His conventional name is derived from the Varrese hypogeum (a rock-cut grave complex) at Canosa di Puglia, which contained several vases painted by him. In total, over 200 known vases are attributed to him. Scholars consider him one of the most important representatives of his period. His influence extended beyond his immediate surroundings and beyond his own phase of activity, as far as the immediate predecessors of the Darius Painter. A quarter of the vases attributed to him, including hydriai, nestorids, loutrophoroi and a large oenochoe are of considerable size. The rest if his work is mainly on bell kraters and pelikes. Although he belongs to the tradition of the Ornate Style, his smaller vessels are often stylistically close to the Plain Style.

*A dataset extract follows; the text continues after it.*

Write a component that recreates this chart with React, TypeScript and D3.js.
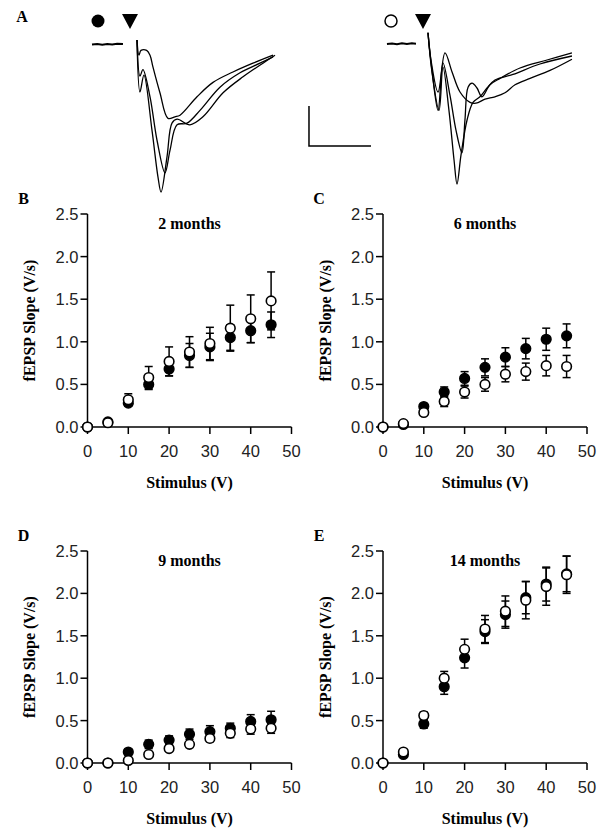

His pictorial repertoire is characterised by frequently repeated motifs. Four basic motifs have been identified:
- A naked youth, either standing with one arm covered by a garment, or seated on a folded cloth;
- A standing female figure, both legs clearly visible under her garment, one placed behind the other;
- A clothed woman, one of her feet standing on a higher level than the other, her upper body bent towards that foot, one arm resting on her thigh;
- A seated woman, placing one leg in front of the other.
The Varrese Painter's figures appear serious and sombre, their mouths are small and turned downwards. His women often wear their hair in a knot held by a white band. On his larger vases, especially when depicting funerary naiskoi, he makes copious use of additional colours. His large vessels usually show mythological scenes. His smaller vases usually bear compositions of two or three figures on both sides, often including cloaked youths on the back.
The Varrese Painter's workshop also employed the Wolfenbüttel Painter; his influence has been noted not only on the predecessors of the Darius Painter, but also on the Ginosa Painter, the Painter of Bari 12061, the Metope Painter, the Painter of Louvre MNB 1148 and the Chamay Painter.